### What you will do
Every line from the start of the records through the line with "const yTicks = [0,5,10,15,20,25,30,35,40,45];" is to be written out exactly; pictures are not.

### Rows from a dataset
_ _ _ _ _
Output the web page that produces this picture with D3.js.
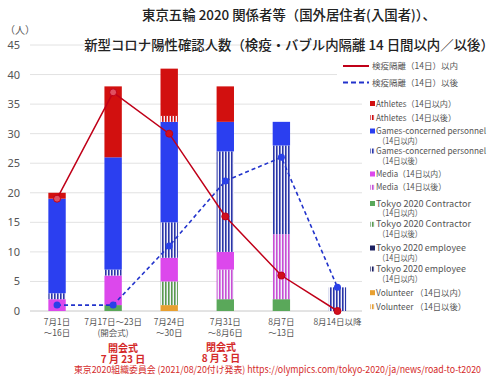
<!DOCTYPE html>
<html><head><meta charset="utf-8">
<script src="https://cdn.jsdelivr.net/npm/d3@7"></script>
<style>
html,body{margin:0;padding:0;background:#fff;}
svg{display:block;font-family:"Noto Sans CJK JP","Noto Sans",sans-serif;}
</style></head>
<body><svg id="c" width="500" height="377"></svg>
<script>
const categories = ["7月1日|～16日","7月17日～23日|(開会式)","7月24日|～30日","7月31日|～8月6日","8月7日|～13日","8月14日以降"];
const yTicks = [0,5,10,15,20,25,30,35,40,45];

const athletesIn      = [1,12,8,6,0,0];
const athletesAfter   = [0,0,1,0,0,0];
const gamesIn         = [16,19,17,5,4,0];
const gamesAfter      = [1,1,6,17,15,4];
const mediaIn         = [2,5,4,3,0,0];
const mediaAfter      = [0,0,0,5,11,0];
const contractorIn    = [0,1,0,2,2,0];
const contractorAfter = [0,0,4,0,0,0];
const employeeIn      = [0,0,0,0,0,0];
const employeeAfter   = [0,0,0,0,0,0];
const volunteerIn     = [0,0,1,0,0,0];
const volunteerAfter  = [0,0,0,0,0,0];

const totalWithin = [19,37,30,16,6,0];
const totalAfter  = [1,1,11,22,26,4];

const seriesDefs = [
  {key:"athletesIn", label:"Athletes（14日以内）", vals:athletesIn, color:"#d2100f", striped:false},
  {key:"athletesAfter", label:"Athletes（14日以後）", vals:athletesAfter, color:"#d2100f", striped:true},
  {key:"gamesIn", label:"Games-concerned personnel|（14日以内）", vals:gamesIn, color:"#2b3ff0", striped:false},
  {key:"gamesAfter", label:"Games-concerned personnel|（14日以後）", vals:gamesAfter, color:"#2a35a8", striped:true},
  {key:"mediaIn", label:"Media（14日以内）", vals:mediaIn, color:"#dc48ec", striped:false},
  {key:"mediaAfter", label:"Media（14日以後）", vals:mediaAfter, color:"#c84fd4", striped:true},
  {key:"contractorIn", label:"Tokyo 2020 Contractor|（14日以内）", vals:contractorIn, color:"#5aa85a", striped:false},
  {key:"contractorAfter", label:"Tokyo 2020 Contractor|（14日以後）", vals:contractorAfter, color:"#5a9a4e", striped:true},
  {key:"employeeIn", label:"Tokyo 2020 employee|（14日以内）", vals:employeeIn, color:"#1c2060", striped:false},
  {key:"employeeAfter", label:"Tokyo 2020 employee|（14日以内）", vals:employeeAfter, color:"#1c2060", striped:true},
  {key:"volunteerIn", label:"Volunteer （14日以内）", vals:volunteerIn, color:"#e8a030", striped:false},
  {key:"volunteerAfter", label:"Volunteer （14日以後）", vals:volunteerAfter, color:"#e8a030", striped:true}
];

const svg = d3.select("#c");
const defs = svg.append("defs");
seriesDefs.filter(s=>s.striped).forEach(s=>{
  const p = defs.append("pattern").attr("id","pat-"+s.key).attr("patternUnits","userSpaceOnUse")
    .attr("width",3).attr("height",4);
  p.append("rect").attr("width",3).attr("height",4).attr("fill","#f2f2fa");
  p.append("rect").attr("x",0).attr("width",1.6).attr("height",4).attr("fill",s.color);
});
const fillOf = s => s.striped ? `url(#pat-${s.key})` : s.color;

const x = d3.scaleBand().domain(categories).range([29,365.5]).paddingInner(0.69).paddingOuter(0.345);
const y = d3.scaleLinear().domain([0,45]).range([311,45]);

// gridlines
svg.append("g").selectAll("line").data(yTicks).join("line")
  .attr("x1",30).attr("x2",362).attr("y1",d=>y(d)).attr("y2",d=>y(d))
  .attr("stroke",d=>d===0?"#c8c8c8":"#e2e2e2").attr("stroke-width",1);

// y labels
svg.append("g").selectAll("text").data(yTicks).join("text")
  .attr("x",20).attr("y",d=>y(d)+4).attr("text-anchor","end")
  .attr("font-size",11).attr("fill","#555").attr("font-family","Noto Sans, sans-serif").text(d=>d);
svg.append("text").attr("x",5).attr("y",34).attr("font-size",10).attr("fill","#555").text("（人）");

// stacked bars (bottom = last legend item)
const order = seriesDefs.slice().reverse();
const table = categories.map((c,i)=>{const o={cat:c}; seriesDefs.forEach(s=>o[s.key]=s.vals[i]); return o;});
const stack = d3.stack().keys(order.map(s=>s.key))(table);
const byKey = Object.fromEntries(seriesDefs.map(s=>[s.key,s]));
svg.append("g").selectAll("g").data(stack).join("g")
  .attr("fill",d=>fillOf(byKey[d.key]))
  .selectAll("rect").data(d=>d).join("rect")
  .attr("x",d=>x(d.data.cat)).attr("width",x.bandwidth())
  .attr("y",d=>y(d[1])).attr("height",d=>y(d[0])-y(d[1]));

// lines
const cx = c => x(c)+x.bandwidth()/2;
const redLine = d3.line().x((d,i)=>cx(categories[i])).y(d=>y(d));
const blueLine = d3.line().x((d,i)=>cx(categories[i])).y(d=>y(d));
svg.append("path").datum(totalWithin).attr("d",redLine).attr("fill","none").attr("stroke","#c00018").attr("stroke-width",1.5);
svg.append("path").datum(totalAfter).attr("d",blueLine).attr("fill","none").attr("stroke","#2233cc").attr("stroke-width",1.6).attr("stroke-dasharray","4,3");
svg.append("g").selectAll("circle").data(totalWithin).join("circle")
  .attr("cx",(d,i)=>cx(categories[i])).attr("cy",d=>y(d)).attr("r",3.5)
  .attr("fill",(d,i)=>i<2?"#e05060":"#d0101c").attr("stroke","#c00018").attr("stroke-width",1);
svg.append("g").selectAll("circle").data(totalAfter).join("circle")
  .attr("cx",(d,i)=>cx(categories[i])).attr("cy",d=>y(d)).attr("r",3.5).attr("fill","#2a40e8");

// x labels
const xl = svg.append("g").selectAll("text").data(categories).join("text")
  .attr("text-anchor","middle").attr("font-size",8.5).attr("fill","#555");
xl.each(function(c){
  const parts = c.split("|");
  parts.forEach((p,j)=>d3.select(this).append("tspan").attr("x",cx(c)).attr("y",325+j*11).text(p));
});

// title
svg.append("text").attr("x",289).attr("y",20).attr("text-anchor","middle").attr("font-size",13.4).attr("font-weight",500).attr("fill","#222")
  .text("東京五輪 2020 関係者等（国外居住者(入国者)）、");
svg.append("rect").attr("x",337).attr("y",55).attr("width",163).attr("height",36).attr("fill","#fff");
svg.append("text").attr("x",289).attr("y",50).attr("text-anchor","middle").attr("font-size",13.4).attr("font-weight",500).attr("fill","#222")
  .text("新型コロナ陽性確認人数（検疫・バブル内隔離 14 日間以内／以後）");

// line legend
const ll = [{label:"検疫隔離（14日）以内",color:"#c00018",dash:null,y:66},{label:"検疫隔離（14日）以後",color:"#2233cc",dash:"5,3",y:82.5}];
ll.forEach(l=>{
  svg.append("line").attr("x1",343).attr("x2",369).attr("y1",l.y).attr("y2",l.y).attr("stroke",l.color).attr("stroke-width",2).attr("stroke-dasharray",l.dash);
  svg.append("text").attr("x",372).attr("y",l.y+3).attr("font-size",8.5).attr("fill","#555").text(l.label);
});

// bar legend
const legY = [103.5,117.5,131,151,174,187.3,203.5,224.3,248,269,292.7,306.7];
const legW = [80,80,110,110,70,70,95,95,90,90,90,90];
const lg = svg.append("g").selectAll("g").data(seriesDefs).join("g");
lg.append("rect").attr("x",370).attr("y",(d,i)=>legY[i]-2.5).attr("width",5).attr("height",5).attr("fill",d=>fillOf(d));
lg.each(function(d,i){
  const parts = d.label.split("|");
  parts.forEach((p,j)=>d3.select(this).append("text").attr("x",j?378:376).attr("y",legY[i]+3+j*9.8)
    .attr("font-size",8.5).attr("fill","#555")
    .attr("textLength",j?44:legW[i]).attr("lengthAdjust","spacingAndGlyphs").text(p));
});

// annotations
const ann = [{x:123,lines:["開会式","7 月 23 日"],y:352},{x:221,lines:["閉会式","8 月 3 日"],y:350.5}];
ann.forEach(a=>a.lines.forEach((t,j)=>svg.append("text").attr("x",a.x).attr("y",a.y+j*11).attr("text-anchor","middle")
  .attr("font-size",10).attr("font-weight",700).attr("fill","#d42a2a").text(t)));

svg.append("text").attr("x",74).attr("y",373).attr("font-size",9.5).attr("fill","#d42a2a")
  .attr("textLength",407).attr("lengthAdjust","spacingAndGlyphs")
  .text("東京2020組織委員会 (2021/08/20付け発表) https://olympics.com/tokyo-2020/ja/news/road-to-t2020");
</script></body></html>
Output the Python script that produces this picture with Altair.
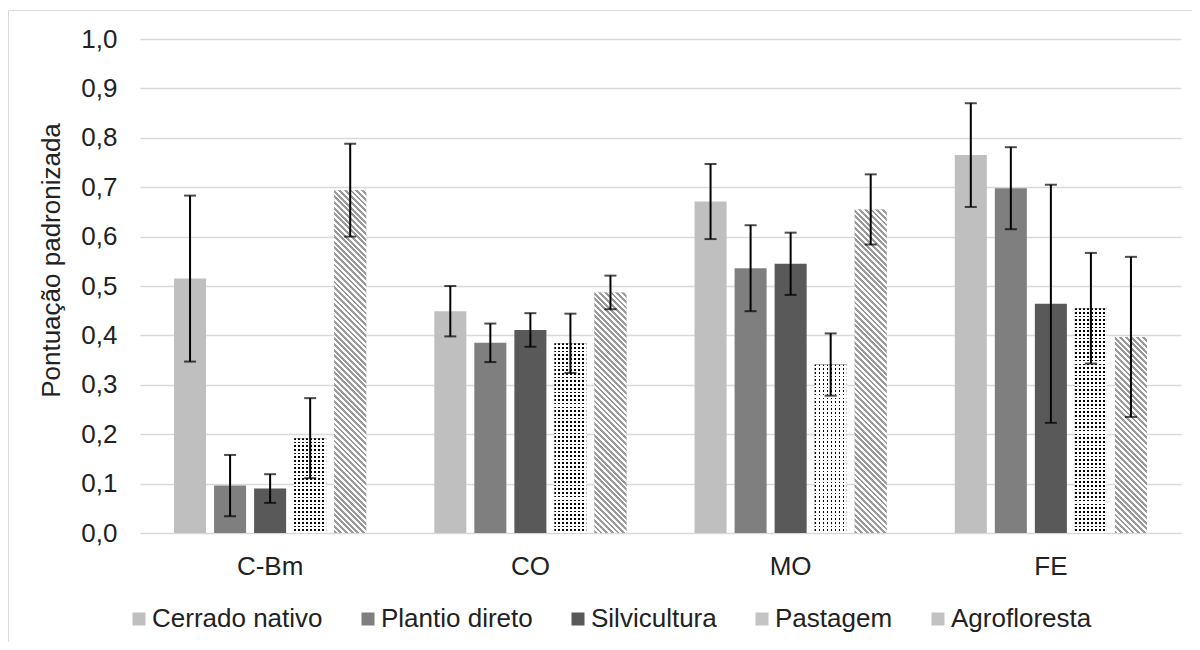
import altair as alt
import pandas as pd

# ---------------- data ----------------
categories = ["C-Bm", "CO", "MO", "FE"]
series = ["Cerrado nativo", "Plantio direto", "Silvicultura", "Pastagem", "Agrofloresta"]

cerrado_nativo = [0.515, 0.449, 0.671, 0.765]
cerrado_nativo_err = [0.168, 0.051, 0.076, 0.105]
plantio_direto = [0.096, 0.385, 0.536, 0.698]
plantio_direto_err = [0.062, 0.039, 0.087, 0.083]
silvicultura = [0.090, 0.411, 0.545, 0.464]
silvicultura_err = [0.029, 0.034, 0.063, 0.241]
pastagem = [0.192, 0.384, 0.341, 0.455]
pastagem_err = [0.081, 0.060, 0.063, 0.112]
agrofloresta = [0.694, 0.487, 0.655, 0.397]
agrofloresta_err = [0.094, 0.034, 0.071, 0.162]

y_ticks = [0.0, 0.1, 0.2, 0.3, 0.4, 0.5, 0.6, 0.7, 0.8, 0.9, 1.0]
y_title = "Pontuação padronizada"

values = [cerrado_nativo, plantio_direto, silvicultura, pastagem, agrofloresta]
errors = [cerrado_nativo_err, plantio_direto_err, silvicultura_err, pastagem_err, agrofloresta_err]

rows = []
for s, vals, errs in zip(series, values, errors):
    for c, v, e in zip(categories, vals, errs):
        rows.append({"cat": c, "serie": s, "val": v, "lo": v - e, "hi": v + e})
df = pd.DataFrame(rows)

# ---------------- layout / style ----------------
W, H = 1041, 494
PAD = {"left": 132, "top": 31, "right": 11, "bottom": 109}
FONT = "Liberation Sans"
TXT = "#222222"
GRID = "#d9d9d9"
legend_colors = ["#bfbfbf", "#7f7f7f", "#595959", "#c4c4c4", "#c2c2c2"]

IN_PAD, OUT_PAD = 0.2, 0.85
step_off = (W / len(categories)) / (len(series) - IN_PAD + 2 * OUT_PAD)
BAR_W = step_off * (1 - IN_PAD)

x_enc = alt.X("cat:N", sort=categories,
              scale=alt.Scale(domain=categories, paddingInner=0, paddingOuter=0),
              axis=alt.Axis(title=None, labelAngle=0, labelFontSize=26, labelFont=FONT,
                            labelColor=TXT, labelPadding=20, ticks=False, domain=False,
                            grid=False))
xo_enc = alt.XOffset("serie:N", sort=series,
                     scale=alt.Scale(domain=series, paddingInner=IN_PAD, paddingOuter=OUT_PAD))
y_enc = alt.Y("val:Q", scale=alt.Scale(domain=[0, 1], nice=False, zero=True),
              axis=alt.Axis(values=y_ticks, title=y_title,
                            labelExpr="replace(format(datum.value, '.1f'), '.', ',')",
                            labelFontSize=26, labelFont=FONT, labelColor=TXT, labelPadding=23,
                            ticks=False, domain=False, grid=True, gridColor=GRID, gridWidth=1.5,
                            titleFontSize=26, titleFont=FONT, titleColor=TXT,
                            titleFontWeight="normal", titleAngle=270, titleX=-81, titleY=221,
                            titleAlign="center", titleBaseline="alphabetic"))


def stripes_fill(w, h, period=5.7, color="#9a9a9a"):
    t = (w + h) / (w * w + h * h)
    n = max(1, round((w + h) / period))
    stops = []
    for k in range(n):
        a, m, b = k / n, (k + 0.5) / n, (k + 1) / n
        stops += [{"offset": a, "color": color}, {"offset": m, "color": color},
                  {"offset": m, "color": "#ffffff"}, {"offset": b, "color": "#ffffff"}]
    return {"gradient": "linear", "x1": 0, "y1": 1, "x2": w * t, "y2": 1 - h * t, "stops": stops}


def rows_fill(h, period=3.7, frac=0.45):
    n = max(1, round(h / period))
    stops = []
    for k in range(n):
        a, m, b = k / n, (k + frac) / n, (k + 1) / n
        stops += [{"offset": a, "color": "#000000"}, {"offset": m, "color": "#000000"},
                  {"offset": m, "color": "#ffffff"}, {"offset": b, "color": "#ffffff"}]
    return {"gradient": "linear", "x1": 0, "y1": 0, "x2": 0, "y2": 1, "stops": stops}


def cols_fill(w, period=3.8, frac=0.45):
    n = max(1, round(w / period))
    stops = []
    clear = "rgba(255,255,255,0)"
    for k in range(n):
        a, m, b = k / n, (k + frac) / n, (k + 1) / n
        stops += [{"offset": a, "color": clear}, {"offset": m, "color": clear},
                  {"offset": m, "color": "#ffffff"}, {"offset": b, "color": "#ffffff"}]
    return {"gradient": "linear", "x1": 0, "y1": 0, "x2": 1, "y2": 0, "stops": stops}


base = alt.Chart(df)

bars = base.mark_bar().encode(
    x=x_enc, xOffset=xo_enc, y=y_enc,
    color=alt.Color("serie:N", sort=series,
                    scale=alt.Scale(domain=series, range=legend_colors),
                    legend=alt.Legend(orient="none", legendX=-14, legendY=567,
                                      direction="horizontal", columns=5, title=None,
                                      symbolType="square", symbolSize=169,
                                      symbolStrokeWidth=0, symbolOpacity=1,
                                      labelFontSize=26, labelFont=FONT, labelColor=TXT,
                                      labelOffset=0, columnPadding=32, labelLimit=400)),
)

layers = [bars]

for c, v in zip(categories, agrofloresta):
    hpx = v * H
    layers.append(
        base.transform_filter((alt.datum.serie == "Agrofloresta") & (alt.datum.cat == c))
        .mark_bar(fill=stripes_fill(BAR_W, hpx))
        .encode(x=x_enc, xOffset=xo_enc, y=y_enc)
    )

for c, v in zip(categories, pastagem):
    hpx = v * H
    layers.append(
        base.transform_filter((alt.datum.serie == "Pastagem") & (alt.datum.cat == c))
        .mark_bar(fill=rows_fill(hpx))
        .encode(x=x_enc, xOffset=xo_enc, y=y_enc)
    )
    layers.append(
        base.transform_filter((alt.datum.serie == "Pastagem") & (alt.datum.cat == c))
        .mark_bar(fill=cols_fill(BAR_W))
        .encode(x=x_enc, xOffset=xo_enc, y=y_enc)
    )

err_rule = base.mark_rule(color="#000000", strokeWidth=2).encode(
    x=x_enc, xOffset=xo_enc, y=alt.Y("lo:Q"), y2=alt.Y2("hi:Q"))
cap_hi = base.mark_tick(color="#000000", thickness=2, size=12).encode(
    x=x_enc, xOffset=xo_enc, y=alt.Y("hi:Q"))
cap_lo = base.mark_tick(color="#000000", thickness=2, size=12).encode(
    x=x_enc, xOffset=xo_enc, y=alt.Y("lo:Q"))
layers += [err_rule, cap_hi, cap_lo]

frame = alt.Chart(pd.DataFrame({"k": [0]})).mark_rect(
    filled=False, stroke=GRID, strokeWidth=1
).encode(x=alt.value(-131.5), x2=alt.value(W + 200), y=alt.value(-28.5), y2=alt.value(H + 200))
layers.append(frame)

chart = alt.layer(*layers).properties(
    width=W, height=H,
    padding=PAD,
    autosize=alt.AutoSizeParams(type="none"),
    background="#ffffff",
).configure_view(stroke=None)

chart.save("out.html", embed_options={"renderer": "svg", "actions": False})
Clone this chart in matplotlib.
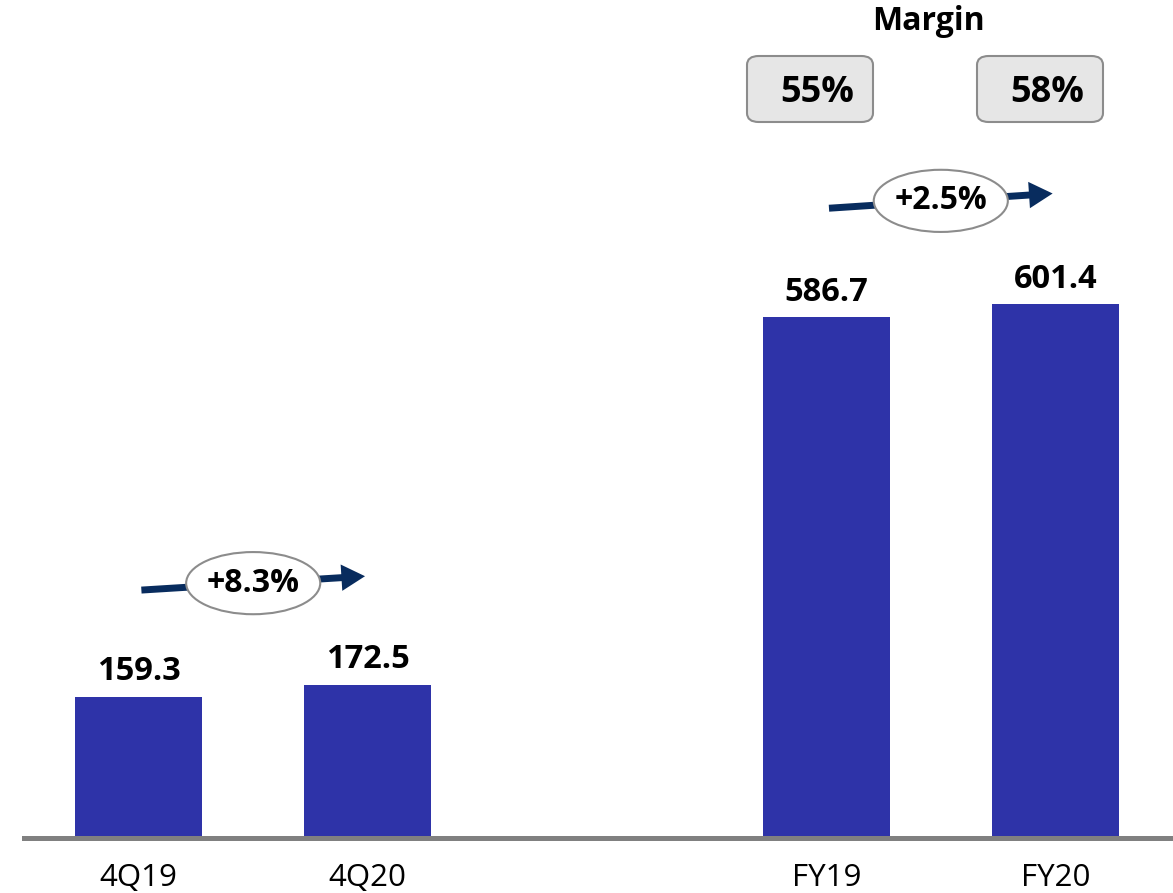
_ _ _ _ _
### Complete response
Output the web page that produces this picture with D3.js.
<!DOCTYPE html>
<html><head><meta charset="utf-8">
<script src="https://cdn.jsdelivr.net/npm/d3@7"></script>
<style>
html,body{margin:0;padding:0;background:#fff;}
svg{display:block;font-family:"Noto Sans CJK JP","Noto Sans",sans-serif;}
</style></head>
<body><svg id="c" width="500" height="377"></svg>
<script>
const categories = ["7月1日|～16日","7月17日～23日|(開会式)","7月24日|～30日","7月31日|～8月6日","8月7日|～13日","8月14日以降"];
const yTicks = [0,5,10,15,20,25,30,35,40,45];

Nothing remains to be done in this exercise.